By Sgt. Zach Mott
4th Infantry Division public affairs
CAMP TAJI, Iraq — More than 1,600 improvised explosive devices detonated on 3rd Brigade Combat Team, 4th Infantry Division patrols in Iraq from December 2005 to November 2006, according to the brigade’s official tally.
In order to prevent deaths and injuries caused by IEDs, the military needed armor added to personnel and vehicles, and U.S. lawmakers urged Defense Department officials to make a change. The mine-resistant ambush protected vehicle is the result of that push.
The shear size of an MRAP is nearly enough to scare an IED into submission. The MRAP stands nearly 20 feet tall.
The brigade’s soldiers participated in a weeklong training course devoted to teaching them the necessities of the MRAP prior to conducting missions in the new vehicle. In the past, the brigade’s vehicle fleet consisted of humvees, light medium tactical vehicles and various tracked vehicles. The MRAP required specialized training for its future operators.
“I think it’s a pretty nice little vehicle, just the way it’s set up and some of the capabilities,” said Sgt. Jonathan McNemar, a gunner with Bravo Company, 1st Combined Arms Battalion, 68th Armor Regiment, who is on his third trip to Iraq with the brigade. “It’s really nice.”

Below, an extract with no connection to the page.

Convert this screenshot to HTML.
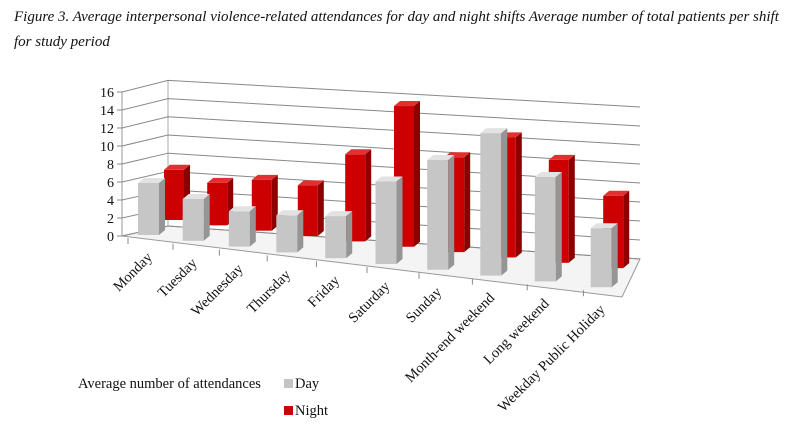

McNemar has witnessed firsthand the advancement of troop transportation in Iraq. During his first trip, from March 2003 to March 2004, most of the Humvees were “soft skin,” or unarmored. During his second tour, from November 2005 to November 2006, vehicles that went outside the wire were required to be up-armored.
Now, MRAPs fill the next evolutionary step.
“Each time it gets better as it goes along,” McNemar said.
The brigade’s soldiers will be some of the first in Iraq to field test the new vehicles. Prior to being sent to combat, each MRAP is put through rigorous tests stateside at Aberdeen Proving Ground, Md. All vehicles must pass this testing prior to being issued to troops, said Derrick Crockford, the lead field service representative at Camp Taji from DynCorp International.
Crockford said the concept behind the MRAP is simple: Protect the war fighter.
“It basically involves putting more protection around the soldier within the vehicle,” Crockford said. “That being said, it puts them at a better advantage against IEDs, (vehicle-born) IEDs, rocket-propelled grenades, mines — that kind of thing.”
After a week of classroom-style learning, the brigade’s soldiers are eager to put the rubber of the MRAP tires on the roads of Iraq.
“They’re a smooth ride,” said Pfc. James Fleming, a driver from Delta Company, 1st Combined Arms Battalion, 68th Armor Regiment. “They’re pretty nice. It’s pretty much like driving a humvee, just swollen up.”
With that eagerness also comes an appreciation for the added protection an MRAP is said to provide.
“With the safety capabilities upgraded on it, I think it’s going to (mean) less patients (for us) as more units get these vehicles,” said Spc. Jennifer Ward, a medic from Charlie Company, 64th Brigade Support Battalion.